Once again, we spent our weekend avoiding the summer swelter. That meant limiting our outdoor activities to morning walks and evening cookouts, spending the better part of the day in Cloud 9’s air-conditioned comfort. It even seemed like the birds took a break. Jon noted on our Sunday morning walk that there wasn’t as much birdsong as the day before.
We spent our indoor time finishing Season 1 of the Discovery+ streaming series, Queen of Versailles Reigns Again, an examination of a wealthy family’s trials and tribulations as they build their mega-dream home. The reality series follows Jackie Siegel, a former Mrs. Florida, and her family as they spare no expense to finish building “the largest single-family home in America,” a 90-000-square-foot mansion inspired by the Versailles palace in France.
The American version features six kitchens, a 35-car garage, a 150-person dining room, a grand ballroom with gemstone-encrusted floors and a British pub. At her husband’s insistence, Jackie also struggles to install a Benihana hibachi-style grill, despite the best advice against doing so from her contractors and designers. She says it’s “something that no one else in the world has in their house.” And for good reason: Without large and expensive commercial-grade ventilation equipment, an in-house Benihana kitchen would cause the entire home to smell like steak.
The series is a follow-up to the 2012 documentary The Queen of Versailles, in which filmmaker Lauren Greenfield painted a portrait of the family—Jackie, her timeshare mogul husband David, their eight kids, and numerous pets—and their efforts to make their Florida dream home a reality. The 2008 recession ground construction to a halt as the sprawling household was forced to tighten its belt. The 19-member domestic staff was reduced to four; the private jet was sold and the family was forced to fly commercial; and no one could understand why their budget rental car didn’t include a driver.
Their vision for Versailles contains many of the standard amenities you might expect from the ultra rich—a movie theater, a bowling alley, a mother-in-law suite near the laundry room in the basement. But it also contains a collection of Old-World antiques that they spent 20 years and $30 million acquiring. In the documentary reboot, the Siegels are once again living the lifestyle of the super rich. Gone are their days of commercial travel; after years of construction stagnation, Jackie is determined to finish the house in time to host a New Year’s Eve bash; and through it all, they still appear blissfully unaware that it was the excesses of the real Versailles that helped lead to a peasant uprising.
As the cameras scan the myriad antiques they’ve acquired, the objects’ real prices are revealed—a $184,000 chandelier curled up on the floor, a $30,000 dollar sculpture of a trio of goddesses, a $100,000 stained glass window of a peacock “perfect for the morning kitchen”—mostly “neoclassical kitcsh” imported from Europe. This desire on the part of the American wealthy to link themselves to European nobility by acquisition is nothing new. After all, America’s mansions-turned-museums are brimming with Old World art, collected by long-ago heirs and heiresses.

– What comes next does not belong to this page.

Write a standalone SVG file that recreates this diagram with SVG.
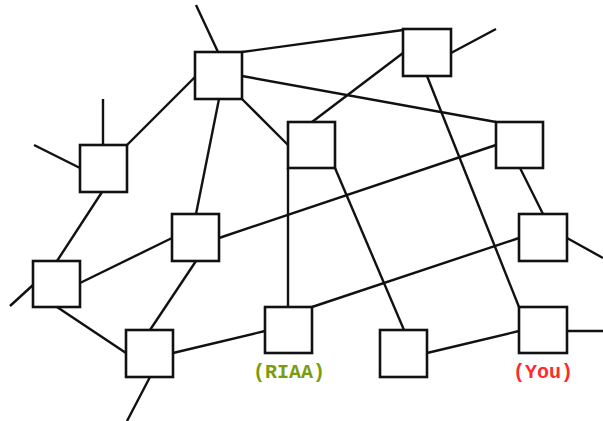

The particular aesthetic that the Siegels covet—the suits of armor, the off-putting oil portraiture, the acres of marble—speaks to a desire to recreate a bygone European ideal. In a meeting with designers and contractors, Jackie tells the group that she intends Versailles to stay in her family for generations, “So your future generations will have to help my kids to do all the updating and upkeep on the house.” In other words, her vision of the future includes her descendants still living in the same castle, with the offspring of her employees on hand to tend to their needs.
The real tragedy of Jackie and David Siegel is their inability to recognize that they’re trying to build something that is buckling under the weight of its excesses. For example, we learn early on that they even bought Michelangelo’s quarry in Italy so that all of the marble on the house’s exterior would be uniform, yet the builders were forced to remove much of the façade after it began falling off of the building. As they tried to create a home based on an old European palace, they managed to craft something incredibly fragmented, disorderly, and unstable.
Maybe they’ll finally finish the house in time for David’s 88th birthday next year. Until then, they have demonstrated that their version of Versailles has a lot in common with some of the most admired architecture of the Old World: It’s so priceless that it turns out to be worthless.